Note: after not receiving any answer for some time, I asked this in mathoverflow, and got an answer there.
The Question:
Is it possible for a diffeomorphism $\phi$ (of a smooth manifold $M$) to have the following properties:
- All its orbits are finite.
- $\phi$ is not of finite order. (and hence has arbitrarily large finite orbits).
There are such examples if we allow infinitely many connected components (Take for instance countable disjoint copies of $\mathbb{S}^1$ and rotation of order $n$ in the $n$-th copy).
So let us assume $M$ is connected. (I prove below that we can reduce the case of finitely many components to one component).
I will add that this question was inspired by a previous question of mine, about global obstructions for a diffeomorphism to be an isometry (You can see the update there for the relevant connection).
Update: It turns out the answer is negative. There is no such a diffeomorphism. (For details see the answer in mathoverflow).

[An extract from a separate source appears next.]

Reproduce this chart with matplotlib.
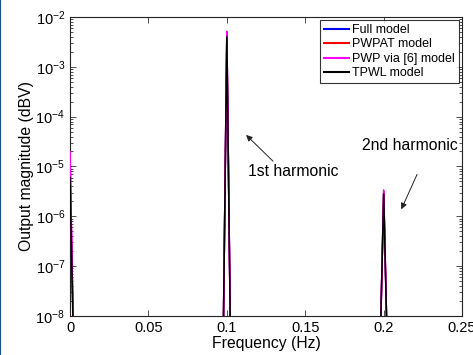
import matplotlib
matplotlib.use("Agg")
import matplotlib.pyplot as plt
from matplotlib.lines import Line2D
from matplotlib.ticker import LogLocator, LogFormatterMathtext
import numpy as np

plt.rcParams["font.family"] = ["Liberation Sans", "DejaVu Sans"]
plt.rcParams["mathtext.fontset"] = "custom"
plt.rcParams["mathtext.rm"] = "Liberation Sans"
plt.rcParams["mathtext.it"] = "Liberation Sans:italic"

# spectrum samples (frequency in Hz, magnitude)
freq = [0.0, 0.0025, 0.0975, 0.1, 0.1025, 0.1975, 0.2, 0.2025]
full_model = [1.5e-5, 1e-9, 1e-9, 5.0e-3, 1e-9, 1e-9, 3.2e-6, 1e-9]
pwpat_model = [1.6e-5, 1e-9, 1e-9, 5.0e-3, 1e-9, 1e-9, 3.2e-6, 1e-9]
pwp_model = [2.0e-5, 1e-9, 1e-9, 5.2e-3, 1e-9, 1e-9, 3.4e-6, 1e-9]
tpwl_model = [6.0e-6, 1e-9, 1e-9, 4.0e-3, 1e-9, 1e-9, 2.8e-6, 1e-9]

series = [
    ("Full model", full_model, "#0000ff"),
    ("PWPAT model", pwpat_model, "#ff0000"),
    ("PWP via [6] model", pwp_model, "#ff00ff"),
    ("TPWL model", tpwl_model, "#000000"),
]

fig = plt.figure(figsize=(4.73, 3.55), dpi=100)
ax = fig.add_axes([0.148, 0.110, 0.829, 0.842])

for name, vals, col in series:
    ax.semilogy(freq, vals, color=col, lw=1.1, label=name, zorder=3)

ax.set_xlim(0, 0.25)
ax.set_ylim(1e-8, 1e-2)
ax.set_xticks([0, 0.05, 0.1, 0.15, 0.2, 0.25])
ax.set_xticklabels(["0", "0.05", "0.1", "0.15", "0.2", "0.25"])
ax.yaxis.set_major_locator(LogLocator(base=10, numticks=10))
ax.yaxis.set_minor_locator(LogLocator(base=10, subs=np.arange(2, 10), numticks=10))
ax.yaxis.set_major_formatter(LogFormatterMathtext())
ax.tick_params(which="both", direction="in", top=True, right=True,
               labelsize=10.5, colors="#333333", labelcolor="black")
ax.tick_params(which="major", length=4, width=0.6)
ax.tick_params(which="minor", length=2, width=0.6)
for sp in ax.spines.values():
    sp.set_linewidth(0.8)
    sp.set_color("#222222")

ax.set_xlabel("Frequency (Hz)", fontsize=11.3, labelpad=1)
ax.set_ylabel("Output magnitude (dBV)", fontsize=11.3, labelpad=1)

leg = ax.legend(loc="upper right", fontsize=9, frameon=True, fancybox=False,
                borderaxespad=0.25, handlelength=2.0, handletextpad=0.3,
                labelspacing=0.2, borderpad=0.3)
leg.get_frame().set_edgecolor("black")
leg.get_frame().set_linewidth(0.8)
for h in leg.get_lines():
    h.set_linewidth(1.5)

arrow = dict(arrowstyle="-|>", color="#222222", lw=0.7, mutation_scale=9)
ax.annotate("", xy=(0.111, 4.7e-5), xytext=(0.1307, 1.17e-5), arrowprops=arrow)
ax.text(0.1135, 8.1e-6, "1st harmonic", fontsize=11.3, va="center", ha="left")
ax.annotate("", xy=(0.2105, 1.23e-6), xytext=(0.222, 7.8e-6), arrowprops=arrow)
ax.text(0.1862, 2.7e-5, "2nd harmonic", fontsize=11.3, va="center", ha="left")

fig.add_artist(Line2D([0.001, 0.001], [0, 1], transform=fig.transFigure,
                      color="#1c4f8a", lw=1.5))

fig.savefig("out.png", dpi=100)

Claim: existence of a self-diffeomorphism for a manifold with finitely many connected components, implies existence for a connected manifold.
Proof: In this case the components $U_i$ are clopen connected sets, hence $\phi(U_i)$ are also clopen connected sets. Now combine the following two facts:
- clopen sets are always a union of connected components.

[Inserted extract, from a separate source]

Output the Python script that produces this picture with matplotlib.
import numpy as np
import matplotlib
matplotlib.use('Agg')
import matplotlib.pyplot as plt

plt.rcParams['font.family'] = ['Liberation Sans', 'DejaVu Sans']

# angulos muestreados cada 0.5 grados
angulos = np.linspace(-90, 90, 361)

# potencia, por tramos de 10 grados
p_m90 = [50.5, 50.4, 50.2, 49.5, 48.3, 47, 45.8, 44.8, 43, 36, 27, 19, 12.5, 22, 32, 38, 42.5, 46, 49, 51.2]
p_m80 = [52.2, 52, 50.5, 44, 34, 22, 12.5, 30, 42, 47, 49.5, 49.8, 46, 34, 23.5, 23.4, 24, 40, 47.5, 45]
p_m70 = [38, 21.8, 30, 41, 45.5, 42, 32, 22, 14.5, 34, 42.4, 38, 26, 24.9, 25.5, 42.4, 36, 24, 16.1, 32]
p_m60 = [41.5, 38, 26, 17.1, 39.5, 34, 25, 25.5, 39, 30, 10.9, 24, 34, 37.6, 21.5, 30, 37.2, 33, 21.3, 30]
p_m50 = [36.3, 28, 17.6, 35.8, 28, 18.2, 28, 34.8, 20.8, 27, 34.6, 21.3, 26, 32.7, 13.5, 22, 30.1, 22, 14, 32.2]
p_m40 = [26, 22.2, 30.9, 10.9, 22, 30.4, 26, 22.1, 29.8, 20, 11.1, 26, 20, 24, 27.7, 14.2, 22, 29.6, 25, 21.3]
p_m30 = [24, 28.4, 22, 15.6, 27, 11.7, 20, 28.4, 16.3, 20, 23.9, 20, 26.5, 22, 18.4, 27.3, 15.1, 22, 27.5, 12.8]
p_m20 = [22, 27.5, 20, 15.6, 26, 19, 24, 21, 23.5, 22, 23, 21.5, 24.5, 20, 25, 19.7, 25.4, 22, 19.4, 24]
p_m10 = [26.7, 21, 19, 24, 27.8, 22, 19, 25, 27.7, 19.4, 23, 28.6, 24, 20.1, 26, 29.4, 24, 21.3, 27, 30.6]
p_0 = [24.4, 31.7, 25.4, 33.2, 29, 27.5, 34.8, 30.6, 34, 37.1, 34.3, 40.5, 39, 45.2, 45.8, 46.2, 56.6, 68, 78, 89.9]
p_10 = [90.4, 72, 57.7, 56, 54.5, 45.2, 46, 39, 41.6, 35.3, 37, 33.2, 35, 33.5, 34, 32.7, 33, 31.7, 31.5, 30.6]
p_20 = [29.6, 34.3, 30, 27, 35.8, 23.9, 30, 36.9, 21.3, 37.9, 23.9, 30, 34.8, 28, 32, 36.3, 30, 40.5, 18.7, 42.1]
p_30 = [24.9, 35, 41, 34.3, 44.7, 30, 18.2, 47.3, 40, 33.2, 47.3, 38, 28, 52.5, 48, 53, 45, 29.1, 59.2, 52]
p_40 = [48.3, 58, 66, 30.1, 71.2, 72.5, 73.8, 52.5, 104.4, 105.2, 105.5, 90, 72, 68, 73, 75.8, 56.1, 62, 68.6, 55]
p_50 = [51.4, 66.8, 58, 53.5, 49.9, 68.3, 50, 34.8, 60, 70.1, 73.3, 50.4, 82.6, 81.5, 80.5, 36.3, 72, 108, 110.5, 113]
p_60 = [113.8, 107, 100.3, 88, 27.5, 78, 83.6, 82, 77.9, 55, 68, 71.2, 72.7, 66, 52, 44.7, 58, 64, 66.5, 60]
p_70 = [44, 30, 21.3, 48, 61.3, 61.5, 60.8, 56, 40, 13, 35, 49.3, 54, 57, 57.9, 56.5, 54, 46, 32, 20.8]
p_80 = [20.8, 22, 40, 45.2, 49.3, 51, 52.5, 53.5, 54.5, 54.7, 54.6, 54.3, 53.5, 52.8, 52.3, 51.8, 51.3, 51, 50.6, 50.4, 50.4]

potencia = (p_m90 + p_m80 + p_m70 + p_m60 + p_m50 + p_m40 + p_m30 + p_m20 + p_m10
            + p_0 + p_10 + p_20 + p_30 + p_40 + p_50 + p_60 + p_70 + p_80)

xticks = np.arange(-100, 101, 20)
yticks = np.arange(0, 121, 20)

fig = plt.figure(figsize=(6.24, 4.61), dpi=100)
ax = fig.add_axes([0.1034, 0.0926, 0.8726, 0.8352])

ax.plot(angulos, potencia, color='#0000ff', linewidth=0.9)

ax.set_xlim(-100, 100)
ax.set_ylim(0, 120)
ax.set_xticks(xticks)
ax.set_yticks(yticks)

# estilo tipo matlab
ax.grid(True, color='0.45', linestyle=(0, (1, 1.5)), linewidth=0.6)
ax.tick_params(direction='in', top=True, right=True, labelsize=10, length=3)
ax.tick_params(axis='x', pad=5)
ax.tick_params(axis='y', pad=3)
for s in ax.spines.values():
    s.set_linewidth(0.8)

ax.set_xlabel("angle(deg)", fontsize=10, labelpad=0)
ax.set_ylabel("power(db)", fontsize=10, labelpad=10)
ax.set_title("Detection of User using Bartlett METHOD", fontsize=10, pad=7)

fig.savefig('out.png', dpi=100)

- every connected subset of a topological space $X$ is contained in a connected component $X$.
Now it is evident that each $\phi(U_i)$ is a connected component, i.e $\phi$ permutes the components. Since there are finitely many components, if we choose some component $U_i$, we will get $\phi^n(U_i)=U_i$ for sufficiently large $n$.
Next, we observe that the if $\phi$ has the two required properties, then $\phi^n$ also has them.
So finally, $\phi^n|_{U_i}$ is a self-diffeomoprhism of a connected manifold with the required properties.
This has been successfully asked and answered on MO. The answer is no.